At the end of June 2012 the Organization for Economic Co-operation and Development (OECD), the Paris-based group of independent economists from 34 countries, produced its biannual report on the US economy. This confirmed that the US recovery remained fragile and pointed out that two of the main problems were record long-term unemployment and the widening gap between the poor and the wealthy. About 5.3 million Americans, 40 per cent of unemployed people, have been out of work for six months or more. Poverty in the US is worse than in Europe, and of the 34 OECD member states, only Chile, Mexico and Turkey rank higher in terms of income inequality. The report also suggested measures to remedy the situation:

  • Equalize tax rates by ending tax breaks for the very wealthy – in other words, make the rich pay more. Earlier in 2012 the government proposed a measure to make sure that everyone making more than a million dollars a year pays at least 30 per cent in tax. Predictably, this was strongly opposed by the Republicans.
  • Provide more investment for education and innovation, and more training programmes to get the long-term unemployed back to work.
  • Increase gas prices to help reduce the use of fossil fuels.
  • The government should reduce spending, but only gradually, rather than make drastic cuts; these might discourage business investment and slow growth even further.

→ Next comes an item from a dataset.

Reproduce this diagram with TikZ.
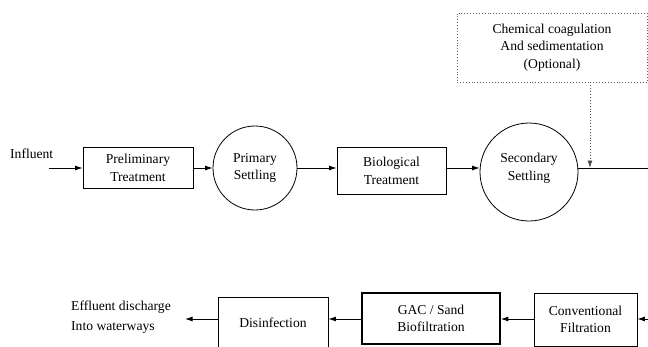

How the situation would develop depended very much on the results of the presidential and congressional elections held in November 2012. Tax cuts for the wealthy introduced during the Bush administration were due to end on 31 December 2012. Another hangover from the Bush era was that automatic spending cuts would be applied at the end of 2012. The cuts involved, dubbed ‘the fiscal cliff’, would amount to $1.2 trillion.

(f) The European Union

  • In the summer of 2012 the future looked uncertain. In June there were tense elections in Greece when the party that was prepared to continue the austerity policy won a narrow victory over the socialist party that resented having austerity forced on the country by outsiders, and was determined to abandon the euro. And so the euro survived again. There was also resentment in some of the more economically successful north European states, especially in Germany, at having to bail out what many saw as the ‘feckless, reckless and lazy’ south. The most likely outcome seemed to be that the taxpayers of northern Europe would bail out the south and would, in effect, take control of overall eurozone economic policy, so that the eurozone would become much closer to being a fiscal union, and therefore, to some extent, a political union as well. Of course the governments of southern Europe resisted losing overall control of their economic policies; but without a bailout of some sort – the eurozone seemed likely to disintegrate.
  • On the other hand, many economists and financiers believed that the euro must be saved. In September 2012 Mario Draghi, the president of the European Central Bank (ECB), announced: ‘We say that the euro is irreversible. So, unfounded fears of reversibility are just that – unfounded fears.’ It was felt that the collapse of the euro would throw the entire global economy into chaos. Certainly Germany wanted the euro saved, because the cheap euro benefited German exports, whereas a strong Deutschmark would do considerable damage to their exports. Hopes for the survival of the euro revived in September 2012 when Mario Draghi unveiled a rescue plan that involved the ECB buying up the bonds of Spain and Italy, the two eurozone countries after Greece most heavily in debt. Those governments could then request a bailout from the ECB which would be granted, provided they agreed to implement strict austerity measures. The announcement of the plan received a glowing reception across most of Europe; stock markets soared on both sides of the Atlantic, and so did confidence in the euro’s survival. This was sufficient to bring down borrowing costs for Spain and Italy, and their future seemed brighter. Even the Germans agreed to go along with the scheme. At first the German Bundesbank condemned the whole idea as ‘tantamount to financing governments by printing banknotes’. But eventually, after pressure from Chancellor Merkel and Mario Draghi himself, followed a few days later by the approval of the German constitutional court, the Bundesbank, albeit rather grudgingly, agreed to back the plan. The European Stability Mechanism (ESM), as it was now known, was poised to go into operation with the creation of a rescue fund of €500 billion.